My uncle, my mother's brother told me: stay in Dupont cuz taxes were low. That was the only endorsement. Low taxes. Well, there were few amenities so yeah, taxes were low.

It was like the colleges who bragged about parking. Parking? That's the finest thing about your institution?

I ended up going to the college my brother went to to save on tuition. It was good for pre-med, which i was for one semester. I changed to English cuz I had vague dreams...but I never acted on it. I was accepted to 3 schools for MFA in playwriting but I chose to work for an insurance company a few miles from home instead.

My dreams were limited. I was never encouraged except by one professor at Scranton U.

I didn't know how limited I was. Cuz this was all I knew. I saw tv shows where young women had mentors who helped them spread their wings and fly.

I always wanted a mentor. I never got one.

There's something very wrong with me. I put people off. The come with enthusiasm and leave scratching their heads.

"She's a funny girl" my aunt said.

To this day I haven't figured out how to be acceptable. But I am happier.

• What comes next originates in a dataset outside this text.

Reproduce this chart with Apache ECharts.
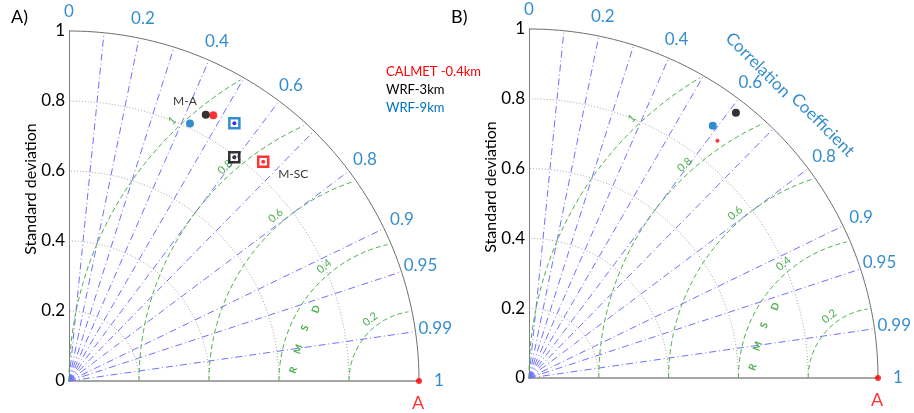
<!DOCTYPE html>
<html>
<head>
<meta charset="utf-8">
<script src="https://cdn.jsdelivr.net/npm/echarts@6/dist/echarts.min.js"></script>
<style>
  html, body { margin: 0; padding: 0; background: #fff; }
  #chart { width: 914px; height: 413px; }
</style>
</head>
<body>
<div id="chart"></div>
<script>
// models and colours
const modelNames = ['CALMET -0.4km', 'WRF-3km', 'WRF-9km'];
const modelColors = ['#ff0000', '#000000', '#0070c0'];
const stationNames = ['M-A', 'M-SC'];

// panel A values, per station [M-A, M-SC]
const calmetStdA = [0.864, 0.837];
const calmetCorrA = [0.477, 0.663];
const wrf3StdA = [0.855, 0.795];
const wrf3CorrA = [0.457, 0.594];
const wrf9StdA = [0.813, 0.875];
const wrf9CorrA = [0.425, 0.540];

// panel B values, per model
const stdB = [0.868, 0.964, 0.894];
const corrB = [0.622, 0.615, 0.589];

// reference (observation)
const refStd = 1;

// axes of the diagram
const stdRings = [0.2, 0.4, 0.6, 0.8];
const corrTicks = [0, 0.2, 0.4, 0.6, 0.8, 0.9, 0.95, 0.99, 1];
const corrLines = [0.1, 0.2, 0.3, 0.4, 0.5, 0.6, 0.7, 0.8, 0.9, 0.95, 0.99];
const rmsdRings = [0.2, 0.4, 0.6, 0.8, 1];

const FONT = 'Lato';
const TICK_BLUE = '#0070c0';
const GREEN_TXT = '#1f9a1f';

const chart = echarts.init(document.getElementById('chart'));

// std + correlation -> x,y
function xy(s, c) {
  return [s * c, s * Math.sqrt(Math.max(0, 1 - c * c))];
}

function arc(cx, r, a0, a1) {
  const pts = [];
  const n = 90;
  for (let k = 0; k <= n; k++) {
    const a = (a0 + (a1 - a0) * k / n) * Math.PI / 180;
    pts.push([cx + r * Math.cos(a), r * Math.sin(a)]);
  }
  return pts;
}

function lineSeries(p, data, lineStyle) {
  return {
    type: 'line', xAxisIndex: p, yAxisIndex: p, data,
    symbol: 'none', silent: true, clip: false, animation: false,
    lineStyle, z: 1
  };
}

function textSeries(p, data, label) {
  return {
    type: 'scatter', xAxisIndex: p, yAxisIndex: p, data,
    symbolSize: 0, silent: true, clip: false, animation: false,
    label: Object.assign({ show: true, fontFamily: FONT, formatter: '{b}' }, label),
    z: 3
  };
}

// grid lines, arcs and labels shared by both panels
function frame(p) {
  const out = [];
  stdRings.forEach(r => {
    out.push(lineSeries(p, arc(0, r, 0, 90), { color: '#a6a6a6', width: 1, type: [1, 2] }));
  });
  corrLines.forEach(c => {
    out.push(lineSeries(p, [[0, 0], xy(1, c)], { color: '#7070ff', width: 1, type: [7, 3, 1, 3] }));
  });
  rmsdRings.forEach(r => {
    const end = Math.acos((0.99 * 0.99 - refStd * refStd - r * r) / (2 * r * refStd)) * 180 / Math.PI;
    out.push(lineSeries(p, arc(refStd, r, 180, end), { color: '#4ab04a', width: 1, type: [5, 3] }));
  });
  out.push(lineSeries(p, arc(0, 1, 0, 90), { color: '#6e6e6e', width: 1 }));

  // correlation tick labels
  out.push(textSeries(p, corrTicks.map(c => ({ value: xy(1.057, c), name: String(c) })), {
    position: 'inside', color: TICK_BLUE, fontSize: 17
  }));

  // RMSD labels
  out.push(textSeries(p, rmsdRings.map(r => {
    const deg = 127 + 6.5 * r;
    const a = deg * Math.PI / 180;
    const rr = r + 0.025;
    return {
      value: [refStd + rr * Math.cos(a), rr * Math.sin(a)],
      name: String(r),
      label: { rotate: deg - 90 }
    };
  }), { position: 'inside', color: GREEN_TXT, fontSize: 11 }));

  // "R M S D"
  const letters = [['R', 0.641, 0.031], ['M', 0.655, 0.091], ['S', 0.674, 0.151], ['D', 0.706, 0.205]];
  out.push(textSeries(p, letters.map(l => ({ value: [l[1], l[2]], name: l[0] })), {
    position: 'inside', color: GREEN_TXT, fontSize: 10, fontWeight: 'bold', rotate: 70
  }));

  // reference point
  out.push({
    type: 'scatter', xAxisIndex: p, yAxisIndex: p, silent: true, animation: false,
    data: [{ value: [refStd, 0], name: 'A' }],
    symbolSize: 6, itemStyle: { color: '#ff0000' }, z: 5, clip: false,
    label: {
      show: true, formatter: '{b}', position: 'inside', offset: [-1, 22],
      color: '#ff0000', fontSize: 18, fontFamily: FONT
    }
  });
  return out;
}

const series = [];
series.push(...frame(0), ...frame(1));

// panel A points: circle = M-A, hollow square with dot = M-SC
const statsA = [[calmetStdA, calmetCorrA], [wrf3StdA, wrf3CorrA], [wrf9StdA, wrf9CorrA]];
const dotColorsA = ['#ff0000', '#000000', '#0000ff'];
modelNames.forEach((name, i) => {
  const sd = statsA[i][0];
  const cc = statsA[i][1];
  const circle = {
    value: xy(sd[0], cc[0]), symbol: 'circle', symbolSize: 8,
    itemStyle: { color: modelColors[i] }
  };
  if (i === 2) {
    circle.label = {
      show: true, formatter: stationNames[0], position: 'inside', offset: [-5, -22],
      color: '#000', fontSize: 12, fontFamily: FONT
    };
  }
  const square = {
    value: xy(sd[1], cc[1]), symbol: 'rect', symbolSize: 10,
    itemStyle: { color: 'rgba(0,0,0,0)', borderColor: modelColors[i], borderWidth: 2.5 }
  };
  if (i === 0) {
    square.label = {
      show: true, formatter: stationNames[1], position: 'inside', offset: [30, 12],
      color: '#000', fontSize: 12, fontFamily: FONT
    };
  }
  series.push({
    type: 'scatter', name, xAxisIndex: 0, yAxisIndex: 0, z: 10,
    animation: false, data: [circle, square]
  });
  series.push({
    type: 'scatter', name, xAxisIndex: 0, yAxisIndex: 0, z: 11,
    animation: false, data: [xy(sd[1], cc[1])], symbolSize: 4,
    itemStyle: { color: dotColorsA[i] }
  });
});

// panel B points
modelNames.forEach((name, i) => {
  series.push({
    type: 'scatter', name, xAxisIndex: 1, yAxisIndex: 1, z: 10, animation: false,
    data: [xy(stdB[i], corrB[i])], symbolSize: i === 0 ? 4 : 8,
    itemStyle: { color: modelColors[i] }
  });
});

// "Correlation Coefficient" title in panel B
series.push(textSeries(1, [
  { value: [0.656, 0.897], name: 'Correlation' },
  { value: [0.842, 0.725], name: 'Coefficient' }
], { position: 'inside', color: TICK_BLUE, fontSize: 17, rotate: -45 }));

function xAxis(p) {
  return {
    type: 'value', gridIndex: p, min: 0, max: 1,
    axisLine: { show: true, lineStyle: { color: '#a6a6a6', width: 2 } },
    axisTick: { show: false }, axisLabel: { show: false }, splitLine: { show: false }
  };
}
function yAxis(p) {
  return {
    type: 'value', gridIndex: p, min: 0, max: 1, interval: 0.2,
    axisLine: { show: true, lineStyle: { color: '#7f7f7f', width: 1 } },
    axisTick: { show: false }, splitLine: { show: false },
    axisLabel: { color: '#000', fontSize: 17, fontFamily: FONT, margin: 4,
      formatter: v => String(Math.round(v * 10) / 10) }
  };
}

function sdTitle(x, y) {
  return {
    type: 'text', x, y, rotation: Math.PI / 2, silent: true,
    style: {
      text: 'Standard deviation', fill: '#000', fontSize: 16, fontFamily: FONT,
      textAlign: 'center', textVerticalAlign: 'middle', align: 'center', verticalAlign: 'middle'
    }
  };
}
function panelTag(x, text) {
  return {
    type: 'text', x, y: 17, silent: true,
    style: {
      text, fill: '#000', fontSize: 18, fontFamily: FONT,
      textAlign: 'left', textVerticalAlign: 'middle', align: 'left', verticalAlign: 'middle'
    }
  };
}

chart.setOption({
  animation: false,
  backgroundColor: '#fff',
  grid: [
    { left: 69, top: 31, width: 350, height: 350 },
    { left: 529, top: 29, width: 349, height: 349 }
  ],
  xAxis: [xAxis(0), xAxis(1)],
  yAxis: [yAxis(0), yAxis(1)],
  legend: {
    left: 381, top: 65, orient: 'vertical', padding: 0, itemGap: 4,
    itemWidth: 0, itemHeight: 0, icon: 'none', selectedMode: false,
    textStyle: { fontSize: 13, fontFamily: FONT, lineHeight: 14 },
    data: modelNames.map((n, i) => ({ name: n, textStyle: { color: modelColors[i] } }))
  },
  graphic: [
    panelTag(11, 'A)'),
    panelTag(451, 'B)'),
    sdTitle(31, 189),
    sdTitle(491, 187)
  ],
  series
});
</script>
</body>
</html>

I was showing my ID when I first moved to Key West...the photo on the ID had been taken when I was living in Pennsylvania. The person looked at the ID. Looked at me. Looked again. then she said, nicely, "You must have been very unhappy there"

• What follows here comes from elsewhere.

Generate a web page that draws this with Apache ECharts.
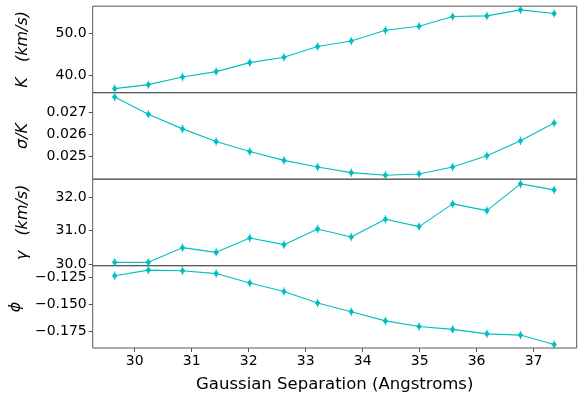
<!DOCTYPE html>
<html>
<head>
<meta charset="utf-8">
<script src="https://cdn.jsdelivr.net/npm/echarts@6/dist/echarts.min.js"></script>
<style>
  html, body { margin: 0; padding: 0; background: #fff; }
  #chart { width: 586px; height: 394px; }
</style>
</head>
<body>
<div id="chart"></div>
<script>
// Gaussian separation (Angstroms) for each fit
const separation = [29.65, 30.24, 30.84, 31.43, 32.02, 32.62, 33.21, 33.80, 34.40, 34.99, 35.58, 36.18, 36.77, 37.36];

// Fitted parameters at each separation
const kValues = [36.94, 37.88, 39.69, 40.95, 43.07, 44.33, 46.85, 48.18, 50.70, 51.64, 53.92, 54.08, 55.50, 54.63];
const sigmaOverK = [0.027685, 0.026909, 0.026253, 0.025686, 0.025238, 0.024836, 0.024538, 0.024284, 0.024165, 0.024224, 0.024538, 0.025045, 0.025716, 0.026521];
const gammaValues = [30.05, 30.05, 30.49, 30.35, 30.78, 30.58, 31.05, 30.81, 31.34, 31.12, 31.80, 31.60, 32.40, 32.22];
const phiValues = [-0.12325, -0.11793, -0.11853, -0.12119, -0.13005, -0.13803, -0.14867, -0.15694, -0.16551, -0.17083, -0.17349, -0.17763, -0.17881, -0.18768];

// Tick positions
const xTicks = [30, 31, 32, 33, 34, 35, 36, 37];
const kTicks = [40, 50];
const sigmaTicks = [0.025, 0.026, 0.027];
const gammaTicks = [30, 31, 32];
const phiTicks = [-0.175, -0.150, -0.125];

const panels = [
  { name: 'K   (km/s)', values: kValues, ticks: kTicks, min: 35.98, max: 56.36, fmt: v => v.toFixed(1) },
  { name: 'σ/K', values: sigmaOverK, ticks: sigmaTicks, min: 0.02399, max: 0.02788, fmt: v => v.toFixed(3) },
  { name: 'γ   (km/s)', values: gammaValues, ticks: gammaTicks, min: 29.95, max: 32.54, fmt: v => v.toFixed(1) },
  { name: 'ϕ', values: phiValues, ticks: phiTicks, min: -0.1909, max: -0.1138, fmt: v => v.toFixed(3).replace('-', '\u2212') }
];

const LINE = '#00BFBF';
const AXIS = '#555';
const FONT = 'DejaVu Sans';
const left = 92.7, right = 586 - 576.7;
const tops = [6.2, 92.7, 179.2, 265.7];
const h = 86.5;

const grids = [], xAxes = [], yAxes = [], series = [];
panels.forEach((p, i) => {
  const last = i === panels.length - 1;
  grids.push({ left: left, right: right, top: tops[i], height: h, show: true,
    borderColor: AXIS, borderWidth: 1, backgroundColor: 'transparent' });
  xAxes.push({
    type: 'value', gridIndex: i, min: 29.264, max: 37.756,
    axisLine: { show: false },
    splitLine: { show: false },
    axisTick: { show: last, length: 4, lineStyle: { color: AXIS }, customValues: xTicks },
    axisLabel: { show: last, customValues: xTicks, color: '#000', fontFamily: FONT, fontSize: 14, margin: 6 },
    name: last ? 'Gaussian Separation (Angstroms)' : '',
    nameLocation: 'middle', nameGap: 28,
    nameTextStyle: { color: '#000', fontFamily: FONT, fontSize: 16.5 }
  });
  yAxes.push({
    type: 'value', gridIndex: i, min: p.min, max: p.max,
    axisLine: { show: false },
    splitLine: { show: false },
    axisTick: { show: true, length: 4, lineStyle: { color: AXIS }, customValues: p.ticks },
    axisLabel: { customValues: p.ticks, formatter: p.fmt, color: '#000', fontFamily: FONT, fontSize: 14, margin: 6 },
    name: p.name, nameLocation: 'middle', nameRotate: 90, nameGap: 62,
    nameTextStyle: { color: '#000', fontFamily: FONT, fontSize: 16, fontStyle: 'italic' }
  });
  series.push({
    type: 'line', xAxisIndex: i, yAxisIndex: i,
    data: separation.map((x, j) => [x, p.values[j]]),
    symbol: 'path://M0,-5 L2.5,0 L0,5 L-2.5,0 Z M-0.4,-6 L0.4,-6 L0.4,6 L-0.4,6 Z',
    symbolSize: [5.5, 8.5],
    lineStyle: { color: LINE, width: 1.1 },
    itemStyle: { color: LINE },
    clip: false, animation: false
  });
});

const chart = echarts.init(document.getElementById('chart'), null, { renderer: 'canvas' });
chart.setOption({
  animation: false,
  backgroundColor: '#fff',
  grid: grids, xAxis: xAxes, yAxis: yAxes, series: series
});
</script>
</body>
</html>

It shows. It shows in the face i guess. the knitted brows relax. the perpetual frown lessens and almost becomes a smile.

It just struck me that a stranger had to point it out. I hadn't noticed.

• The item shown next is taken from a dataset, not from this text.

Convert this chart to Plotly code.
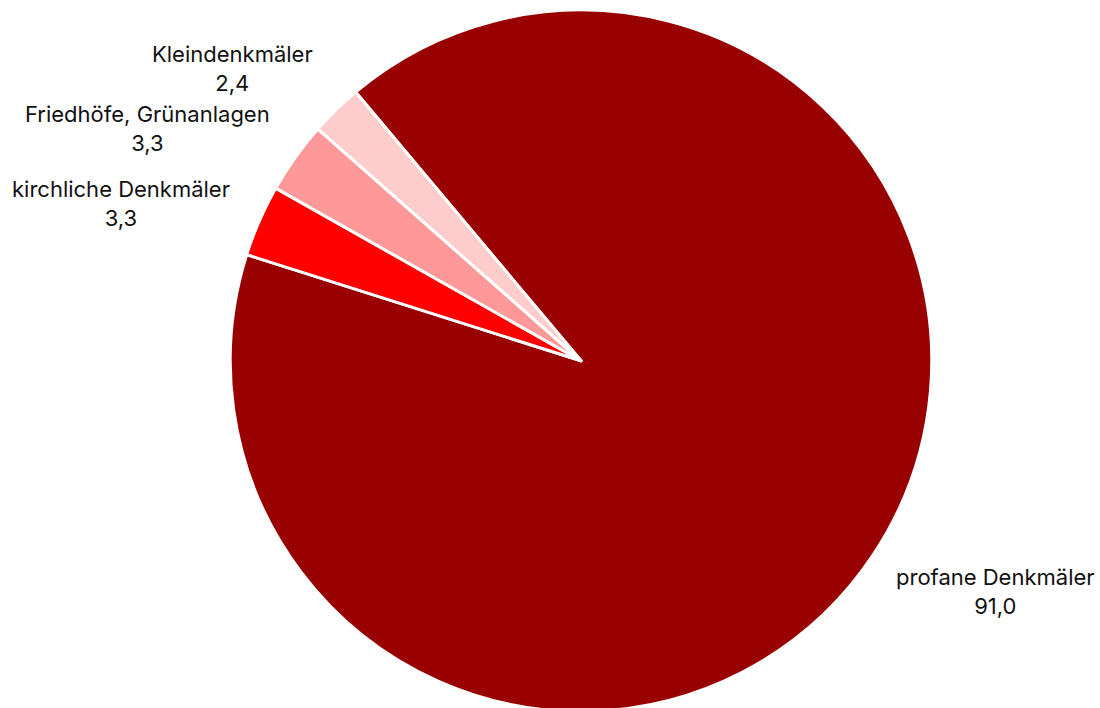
import plotly.graph_objects as go

categories = ["profane Denkmäler", "kirchliche Denkmäler", "Friedhöfe, Grünanlagen", "Kleindenkmäler"]
values = [91.0, 3.3, 3.3, 2.4]

colors = ["#990000", "#FF0000", "#FF9999", "#FFCCCC"]
# label block centres in pixels (x, y)
label_pos = [(996, 591), (121, 203), (147, 128), (232, 68)]

W, H = 1100, 712  # a few px taller than the window; the overflow is hidden
CX = 581  # pie centre x in pixels

def fmt(v):
    return f"{v:.1f}".replace(".", ",")

fig = go.Figure()
fig.add_trace(go.Pie(
    labels=categories,
    values=values,
    sort=False,
    direction="clockwise",
    rotation=-40,
    marker=dict(colors=colors, line=dict(color="white", width=3)),
    textinfo="none",
    hoverinfo="label+value",
    showlegend=False,
    domain=dict(x=[(2 * CX - W) / W, 1.0], y=[1 - 711.5 / H, 1 - 10 / H]),
))

for cat, v, (px, py) in zip(categories, values, label_pos):
    fig.add_annotation(
        x=px / W, y=1 - py / H, xref="paper", yref="paper",
        text=f"{cat}<br>{fmt(v)}", showarrow=False,
        xanchor="center", yanchor="middle", align="center",
        font=dict(family="Inter", size=22, color="#111111"),
    )

fig.update_layout(
    width=W, height=H,
    margin=dict(l=0, r=0, t=0, b=0),
    paper_bgcolor="white", plot_bgcolor="white",
)

fig.write_html(
    "out.html",
    config={"displayModeBar": False},
    post_script="document.body.style.margin='0';document.body.style.overflow='hidden';",
)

They say you can't run from your problems...you take yourself with you. Well, sort of. Sometimes the place you live is not the right place for you. I still love to visit my family. But I've blossomed in Key West. It's a healing kind of place.



1 comment:

  1. The inner and the outer world are never insync with who or what we are unless we pay attention to what is being projected by us, and reflected by "them" or it. When we do this little thing, we begin to "see" what "they see" is mind expansion at it's very best. Key West is that kind of "in your face" kind of place, simply because it will not allow you to live on cruise control, it moves too fast for that. The hardest thing in the world to do fully and completely, is to let go of the past. Realistically there is no future in holding onto things that we have outgrown, or the people there that we no longer know, perhaps never did. The realization that they are simply a means to an end, (our birth channel to life) and that we came through them because they were the catalyst's we needed to be able to do what we came here to do, is our very real link to freedom. We are not where we come from. The ejection of them, or in some instances rejection of our own needs, is our choice. Sometimes we need controversy to provide us with the energy needed to move on. You have had so very many opportunities made available to you, now you have the knowledge available to you to be able to utilize them completely. When something challenges you it means that you are going in the right direction, without challenge there is no growth. If you quit when you are challenged you lose the emphasis needed for your own future plans and inspirations. The challenge here is to pick a path, determine where the directive is, and focus on the goal completely until it is reached without allowing yourself to distracted, or discouraged by outside influences. Make you the priority of the now. With your knowledge, your experiences, and your talent, there are no limits holding you back anymore. You are free. Blessed Be.